Data shown:
#####

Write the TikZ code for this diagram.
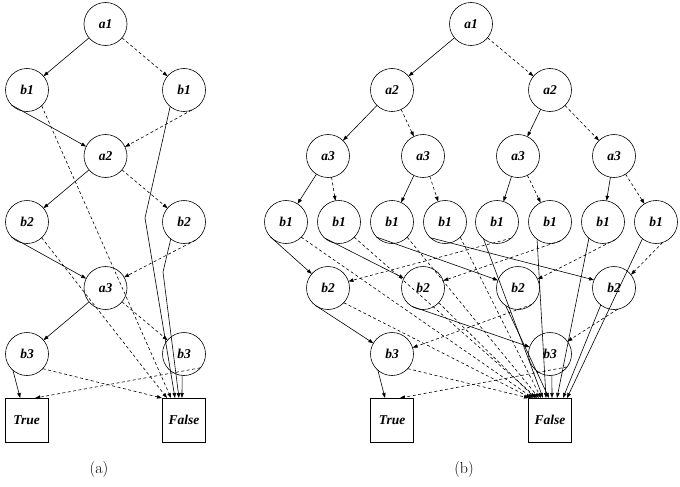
\documentclass[tikz,border=0pt]{standalone}
\usepackage{fontspec}
\newfontfamily\lblfont{Liberation Serif}
\usetikzlibrary{arrows.meta,calc}
\begin{document}
\begin{tikzpicture}[x=1pt,y=-1pt,
  lbl/.style={font=\lblfont\bfseries\itshape\fontsize{13.5}{15}\selectfont},
  cn/.style={circle,draw,line width=0.6pt,minimum size=43pt,inner sep=0pt,outer sep=0pt,lbl},
  bx/.style={rectangle,draw,line width=0.6pt,minimum width=43pt,minimum height=44pt,inner sep=0pt,outer sep=0pt,lbl},
  hi/.style={line width=0.6pt,-{Triangle[length=5pt,width=3.5pt]}},
  lo/.style={hi,dash pattern=on 3pt off 2.5pt},
  captxt/.style={font=\fontsize{16}{18}\selectfont}
]
\useasboundingbox (0,0) rectangle (680,487);

% ---------- (a) ----------
\node[cn] (aa1) at (105.5,24) {a1};
\node[cn] (ab1L) at (27,90) {b1};
\node[cn] (ab1R) at (184,90) {b1};
\node[cn] (aa2) at (105.5,156) {a2};
\node[cn] (ab2L) at (27,222) {b2};
\node[cn] (ab2R) at (184,222) {b2};
\node[cn] (aa3) at (105.5,288) {a3};
\node[cn] (ab3L) at (27,354) {b3};
\node[cn] (ab3R) at (184,354) {b3};
\node[bx] (aT) at (26.7,420) {True};
\node[bx] (aF) at (184,420) {False};
\node[captxt] (capa) at (99,470) {(a)};

\draw[hi] (aa1) -- (ab1L);
\draw[lo] (aa1) -- (ab1R);
\draw[hi] (ab1L.-135) -- (aa2.154);
\draw[lo] (ab1L.-47) -- ($(aF.north)+(-13,0)$);
\draw[lo] (ab1R.-69) -- (aa2.25);
\draw[hi] (ab1R.-130) -- (145,218) -- ($(aF.north)+(-9,0)$);
\draw[hi] (aa2) -- (ab2L);
\draw[lo] (aa2) -- (ab2R);
\draw[hi] (ab2L.-135) -- (aa3.154);
\draw[lo] (ab2L.-47) -- ($(aF.north)+(-17,0)$);
\draw[lo] (ab2R.-58) -- (aa3.30);
\draw[hi] (ab2R.-128) -- (163,272) -- ($(aF.north)+(-5,0)$);
\draw[hi] (aa3) -- (ab3L);
\draw[lo] (aa3) -- (ab3R);
\draw[hi] (ab3L.-131) -- ($(aT.north)+(-6.5,0)$);
\draw[lo] (ab3L.-43) -- ($(aF.north)+(-22,0)$);
\draw[lo] (ab3R.-40) -- ($(aT.north)+(8.5,0)$);
\draw[hi] (ab3R.-95) -- ($(aF.north)+(-2,0)$);

% ---------- (b) ----------
\node[cn] (ba1) at (471,24) {a1};
\node[cn] (ba2L) at (392,90) {a2};
\node[cn] (ba2R) at (550,90) {a2};
\node[cn] (ba31) at (328,156) {a3};
\node[cn] (ba32) at (423,156) {a3};
\node[cn] (ba33) at (518,156) {a3};
\node[cn] (ba34) at (614,156) {a3};
\node[cn] (bb11) at (286,222) {b1};
\node[cn] (bb12) at (339,222) {b1};
\node[cn] (bb13) at (392,222) {b1};
\node[cn] (bb14) at (445,222) {b1};
\node[cn] (bb15) at (497,222) {b1};
\node[cn] (bb16) at (550,222) {b1};
\node[cn] (bb17) at (603,222) {b1};
\node[cn] (bb18) at (656,222) {b1};
\node[cn] (bb21) at (328,288) {b2};
\node[cn] (bb22) at (423,288) {b2};
\node[cn] (bb23) at (518,288) {b2};
\node[cn] (bb24) at (614,288) {b2};
\node[cn] (bb3L) at (392,354) {b3};
\node[cn] (bb3R) at (550,354) {b3};
\node[bx] (bT) at (392,420) {True};
\node[bx] (bF) at (550,420) {False};
\node[captxt] (capb) at (464,470) {(b)};

\draw[hi] (ba1) -- (ba2L);
\draw[lo] (ba1) -- (ba2R);
\draw[hi] (ba2L) -- (ba31);
\draw[lo] (ba2L) -- (ba32);
\draw[hi] (ba2R) -- (ba33);
\draw[lo] (ba2R) -- (ba34);
\draw[hi] (ba31) -- (bb11);
\draw[lo] (ba31) -- (bb12);
\draw[hi] (ba32) -- (bb13);
\draw[lo] (ba32) -- (bb14);
\draw[hi] (ba33) -- (bb15);
\draw[lo] (ba33) -- (bb16);
\draw[hi] (ba34) -- (bb17);
\draw[lo] (ba34) -- (bb18);

\draw[hi] (bb11.-135) -- (bb21.139);
\draw[lo] (bb11.-45) -- ($(bF.north)+(-17,0)$);
\draw[hi] (bb12.-131) -- (bb22.153);
\draw[lo] (bb12.-45) -- ($(bF.north)+(-13,0)$);
\draw[hi] (bb13.-135) -- (bb23.159);
\draw[lo] (bb13.-45) -- ($(bF.north)+(-11,0)$);
\draw[hi] (bb14.-133) -- (bb24.158);
\draw[lo] (bb14.-45) -- ($(bF.north)+(-9,0)$);
\draw[hi] (bb15.-129) -- ($(bF.north)+(-7,0)$);
\draw[lo] (bb15.-49) -- (bb21.18);
\draw[hi] (bb16.-127) -- ($(bF.north)+(-4,0)$);
\draw[lo] (bb16.-62) -- (bb22.20);
\draw[hi] (bb17.-131) -- ($(bF.north)+(7,0)$);
\draw[lo] (bb17.-54) -- (bb23.24);
\draw[hi] (bb18.-129) -- ($(bF.north)+(17,0)$);
\draw[lo] (bb18.-72) -- (bb24.38);

\draw[hi] (bb21.-126) -- (bb3L.150);
\draw[lo] (bb21.-43) -- ($(bF.north)+(-19,0)$);
\draw[hi] (bb22.-121) -- (bb3R.161);
\draw[lo] (bb22.-43) -- ($(bF.north)+(-15,0)$);
\draw[hi] (bb23.-125) -- ($(bF.north)+(-1,0)$);
\draw[lo] (bb23.-50) -- (bb3L.17);
\draw[hi] (bb24.-128) -- ($(bF.north)+(13,0)$);
\draw[lo] (bb24.-80) -- (bb3R.36);

\draw[hi] (bb3L.-131) -- ($(bT.north)+(-7,0)$);
\draw[lo] (bb3L.-43) -- ($(bF.north)+(-21,0)$);
\draw[lo] (bb3R.-37) -- ($(bT.north)+(8,0)$);
\draw[hi] (bb3R.-85) -- ($(bF.north)+(2,0)$);
\end{tikzpicture}
\end{document}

#####

Required work: Repeat, with no pictures, each line from the beginning of the data through the line containing "(0,0) rectangle (680,487);", inclusive.

Answer below:
Write the TikZ code for this diagram.
\documentclass[tikz,border=0pt]{standalone}
\usepackage{fontspec}
\newfontfamily\lblfont{Liberation Serif}
\usetikzlibrary{arrows.meta,calc}
\begin{document}
\begin{tikzpicture}[x=1pt,y=-1pt,
  lbl/.style={font=\lblfont\bfseries\itshape\fontsize{13.5}{15}\selectfont},
  cn/.style={circle,draw,line width=0.6pt,minimum size=43pt,inner sep=0pt,outer sep=0pt,lbl},
  bx/.style={rectangle,draw,line width=0.6pt,minimum width=43pt,minimum height=44pt,inner sep=0pt,outer sep=0pt,lbl},
  hi/.style={line width=0.6pt,-{Triangle[length=5pt,width=3.5pt]}},
  lo/.style={hi,dash pattern=on 3pt off 2.5pt},
  captxt/.style={font=\fontsize{16}{18}\selectfont}
]
\useasboundingbox (0,0) rectangle (680,487);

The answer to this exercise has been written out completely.